TASK DESCRIPTION:
Give the data again exactly as written, skipping any pictures.

INFORMATION SHOWN:
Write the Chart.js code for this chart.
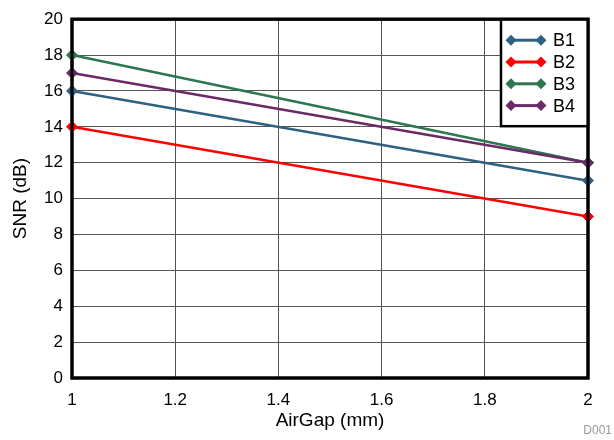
<!DOCTYPE html>
<html><head><meta charset="utf-8">
<script src="https://cdn.jsdelivr.net/npm/chart.js@4/dist/chart.umd.min.js"></script>
<style>html,body{margin:0;padding:0;background:#fff}#wrap{width:614px;height:440px}</style>
</head><body><div id="wrap"><canvas id="c" width="614" height="440"></canvas></div>
<script>
const airGap = [1, 2];
const seriesNames = ['B1', 'B2', 'B3', 'B4'];
const b1 = [16, 11];
const b2 = [14, 9];
const b3 = [18, 12];
const b4 = [17, 12];
const seriesColors = ['#2F6180', '#FF0000', '#2D7650', '#6A2A68'];
const xTicks = [1, 1.2, 1.4, 1.6, 1.8, 2];
const yTicks = [0, 2, 4, 6, 8, 10, 12, 14, 16, 18, 20];

const FONT = 'Liberation Sans, Arial, sans-serif';
const allSeries = [b1, b2, b3, b4];
const datasets = allSeries.map((s, i) => ({
  label: seriesNames[i],
  data: s.map((v, j) => ({x: airGap[j], y: v})),
  borderColor: seriesColors[i],
  backgroundColor: seriesColors[i],
  borderWidth: 2.5,
  pointStyle: 'rectRot',
  pointRadius: 5.5,
  pointHoverRadius: 5.5,
  pointBorderWidth: 1,
  tension: 0,
  clip: false,
  order: allSeries.length - i
}));

const frameAndLegend = {
  id: 'frameAndLegend',
  beforeDatasetsDraw(chart) {
    const {ctx, chartArea: a} = chart;
    ctx.save();
    ctx.strokeStyle = '#000';
    ctx.lineWidth = 3;
    ctx.strokeRect(a.left, a.top, a.right - a.left, a.bottom - a.top);
    ctx.restore();
  },
  afterDatasetsDraw(chart) {
    const {ctx, chartArea: a} = chart;
    ctx.save();
    const bx = a.right - 87, by = a.top, bw = 87, bh = 107;
    ctx.fillStyle = '#fff';
    ctx.fillRect(bx, by, bw, bh);
    ctx.strokeStyle = '#000';
    ctx.lineWidth = 2.5;
    ctx.strokeRect(bx, by, bw, bh);
    chart.data.datasets.forEach((ds, i) => {
      const y = by + 21 + i * 21.8;
      const x1 = bx + 10, x2 = bx + 40;
      ctx.strokeStyle = ds.borderColor;
      ctx.fillStyle = ds.borderColor;
      ctx.lineWidth = 3;
      ctx.beginPath(); ctx.moveTo(x1, y); ctx.lineTo(x2, y); ctx.stroke();
      [x1, x2].forEach(x => {
        ctx.beginPath();
        ctx.moveTo(x, y - 5.5); ctx.lineTo(x + 5.5, y); ctx.lineTo(x, y + 5.5); ctx.lineTo(x - 5.5, y);
        ctx.closePath(); ctx.fill();
      });
      ctx.fillStyle = '#000';
      ctx.font = '18px ' + FONT;
      ctx.textBaseline = 'middle';
      ctx.textAlign = 'left';
      ctx.fillText(ds.label, bx + 52, y + 1);
    });
    ctx.strokeStyle = '#000';
    ctx.lineWidth = 3;
    ctx.strokeRect(a.left, a.top, a.right - a.left, a.bottom - a.top);
    ctx.fillStyle = '#999';
    ctx.font = '12px ' + FONT;
    ctx.textAlign = 'right';
    ctx.textBaseline = 'alphabetic';
    ctx.fillText('D001', 612, 434);
    ctx.restore();
  }
};

new Chart(document.getElementById('c'), {
  type: 'line',
  data: {datasets},
  plugins: [frameAndLegend],
  options: {
    responsive: false,
    animation: false,
    events: [],
    layout: {padding: {left: 0, top: 14, right: 26, bottom: 0}},
    plugins: {legend: {display: false}, tooltip: {enabled: false}},
    scales: {
      x: {
        type: 'linear', min: 1, max: 2,
        afterBuildTicks(s) { s.ticks = xTicks.map(v => ({value: v})); },
        afterFit(s) { s.height = 62; },
        grid: {color: '#555', lineWidth: 1, drawTicks: false},
        border: {display: false},
        ticks: {color: '#000', font: {size: 17, family: FONT}, padding: 12, maxRotation: 0,
          callback: v => String(Math.round(v * 10) / 10)},
        title: {display: true, text: 'AirGap (mm)', color: '#000', font: {size: 19, family: FONT}, padding: {top: 0, bottom: 8}}
      },
      y: {
        type: 'linear', min: 0, max: 20,
        afterBuildTicks(s) { s.ticks = yTicks.map(v => ({value: v})); },
        afterFit(s) { s.width = 72; },
        grid: {color: '#555', lineWidth: 1, drawTicks: false},
        border: {display: false},
        ticks: {color: '#000', font: {size: 17, family: FONT}, padding: 9},
        title: {display: true, text: 'SNR (dB)', color: '#000', font: {size: 19, family: FONT}, padding: {top: 9, bottom: 0}}
      }
    }
  }
});
</script></body></html>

RESULT OF THIS EXERCISE:
Write the Chart.js code for this chart.
<!DOCTYPE html>
<html><head><meta charset="utf-8">
<script src="https://cdn.jsdelivr.net/npm/chart.js@4/dist/chart.umd.min.js"></script>
<style>html,body{margin:0;padding:0;background:#fff}#wrap{width:614px;height:440px}</style>
</head><body><div id="wrap"><canvas id="c" width="614" height="440"></canvas></div>
<script>
const airGap = [1, 2];
const seriesNames = ['B1', 'B2', 'B3', 'B4'];
const b1 = [16, 11];
const b2 = [14, 9];
const b3 = [18, 12];
const b4 = [17, 12];
const seriesColors = ['#2F6180', '#FF0000', '#2D7650', '#6A2A68'];
const xTicks = [1, 1.2, 1.4, 1.6, 1.8, 2];
const yTicks = [0, 2, 4, 6, 8, 10, 12, 14, 16, 18, 20];

const FONT = 'Liberation Sans, Arial, sans-serif';
const allSeries = [b1, b2, b3, b4];
const datasets = allSeries.map((s, i) => ({
  label: seriesNames[i],
  data: s.map((v, j) => ({x: airGap[j], y: v})),
  borderColor: seriesColors[i],
  backgroundColor: seriesColors[i],
  borderWidth: 2.5,
  pointStyle: 'rectRot',
  pointRadius: 5.5,
  pointHoverRadius: 5.5,
  pointBorderWidth: 1,
  tension: 0,
  clip: false,
  order: allSeries.length - i
}));

const frameAndLegend = {
  id: 'frameAndLegend',
  beforeDatasetsDraw(chart) {
    const {ctx, chartArea: a} = chart;
    ctx.save();
    ctx.strokeStyle = '#000';
    ctx.lineWidth = 3;
    ctx.strokeRect(a.left, a.top, a.right - a.left, a.bottom - a.top);
    ctx.restore();
  },
  afterDatasetsDraw(chart) {
    const {ctx, chartArea: a} = chart;
    ctx.save();
    const bx = a.right - 87, by = a.top, bw = 87, bh = 107;
    ctx.fillStyle = '#fff';
    ctx.fillRect(bx, by, bw, bh);
    ctx.strokeStyle = '#000';
    ctx.lineWidth = 2.5;
    ctx.strokeRect(bx, by, bw, bh);
    chart.data.datasets.forEach((ds, i) => {
      const y = by + 21 + i * 21.8;
      const x1 = bx + 10, x2 = bx + 40;
      ctx.strokeStyle = ds.borderColor;
      ctx.fillStyle = ds.borderColor;
      ctx.lineWidth = 3;
      ctx.beginPath(); ctx.moveTo(x1, y); ctx.lineTo(x2, y); ctx.stroke();
      [x1, x2].forEach(x => {
        ctx.beginPath();
        ctx.moveTo(x, y - 5.5); ctx.lineTo(x + 5.5, y); ctx.lineTo(x, y + 5.5); ctx.lineTo(x - 5.5, y);
        ctx.closePath(); ctx.fill();
      });
      ctx.fillStyle = '#000';
      ctx.font = '18px ' + FONT;
      ctx.textBaseline = 'middle';
      ctx.textAlign = 'left';
      ctx.fillText(ds.label, bx + 52, y + 1);
    });
    ctx.strokeStyle = '#000';
    ctx.lineWidth = 3;
    ctx.strokeRect(a.left, a.top, a.right - a.left, a.bottom - a.top);
    ctx.fillStyle = '#999';
    ctx.font = '12px ' + FONT;
    ctx.textAlign = 'right';
    ctx.textBaseline = 'alphabetic';
    ctx.fillText('D001', 612, 434);
    ctx.restore();
  }
};

new Chart(document.getElementById('c'), {
  type: 'line',
  data: {datasets},
  plugins: [frameAndLegend],
  options: {
    responsive: false,
    animation: false,
    events: [],
    layout: {padding: {left: 0, top: 14, right: 26, bottom: 0}},
    plugins: {legend: {display: false}, tooltip: {enabled: false}},
    scales: {
      x: {
        type: 'linear', min: 1, max: 2,
        afterBuildTicks(s) { s.ticks = xTicks.map(v => ({value: v})); },
        afterFit(s) { s.height = 62; },
        grid: {color: '#555', lineWidth: 1, drawTicks: false},
        border: {display: false},
        ticks: {color: '#000', font: {size: 17, family: FONT}, padding: 12, maxRotation: 0,
          callback: v => String(Math.round(v * 10) / 10)},
        title: {display: true, text: 'AirGap (mm)', color: '#000', font: {size: 19, family: FONT}, padding: {top: 0, bottom: 8}}
      },
      y: {
        type: 'linear', min: 0, max: 20,
        afterBuildTicks(s) { s.ticks = yTicks.map(v => ({value: v})); },
        afterFit(s) { s.width = 72; },
        grid: {color: '#555', lineWidth: 1, drawTicks: false},
        border: {display: false},
        ticks: {color: '#000', font: {size: 17, family: FONT}, padding: 9},
        title: {display: true, text: 'SNR (dB)', color: '#000', font: {size: 19, family: FONT}, padding: {top: 9, bottom: 0}}
      }
    }
  }
});
</script></body></html>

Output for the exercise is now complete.